The eye this time is named Harry Moseby, perhaps with a nod toward Hackman’s great performance as Harry Caul in “The Conversation,” perhaps not. He’s a former pro football player and a man of considerable intelligence, whose wife (Susan Clark) runs an antique business. He’s a private detective for reasons, vaguely hinted at, involving his childhood.
A Hollywood divorcee, clinging to the last shreds of a glamor that once won her a movie director (and half the other men in town, she claims) hires him to trace down her missing daughter. Harry takes the case, pausing only long enough to track down his own missing wife — who is, it turns out, having a not especially important, affair with a man with a beach house in Malibu. His confrontation with the man, like so many scenes in the movie, is done with dialog so blunt in its truthfulness that the characters really do escape their genre.
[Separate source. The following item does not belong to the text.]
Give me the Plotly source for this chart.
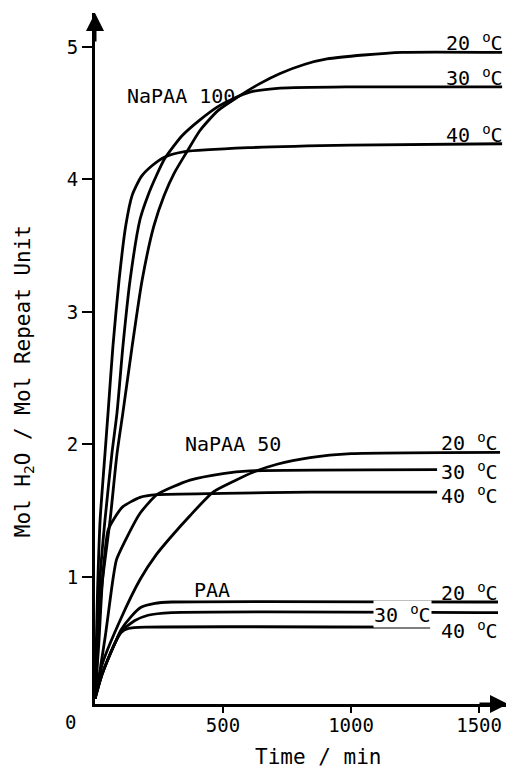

Harry traces the missing girl to her stepfather, a genial pilot in the Florida Keys, and goes there to bring her back. And from the moment he sets eyes on the stepfather’s mistress, the movie, which has been absorbing anyway, really takes off. The mistress is played by a relatively unknown actress and sometime singer named Jennifer Warren, who has the cool gaze and air of competence and tawny hair of that girl in the Winston ads who smokes for pleasure and creates waves of longing in men from coast to coast. Miss Warren creates a character so refreshingly eccentric, so sexy in such an unusual way, that it’s all the movie can do to get past her without stopping to admire. But it does.
The plot involves former and present lovers of the girl and her mother, sunken treasure (yes, sunken treasure), conflicts across the generations and murders more complex by far than they seem at first.
These are all the trademarks of the Lew Archer novels by Ross MacDonald especially the little-girl-lost theme, and Alan Sharp’s screenplay uses them infinitely better than “The Drowning Pool” did — even though that was actually based on a Macdonald book. By the movie’s end, and especially during its last shock of recognition, we’ve been through a wringer. Art this isn’t. But does it work as a thriller? Yes. It works as about two thrillers.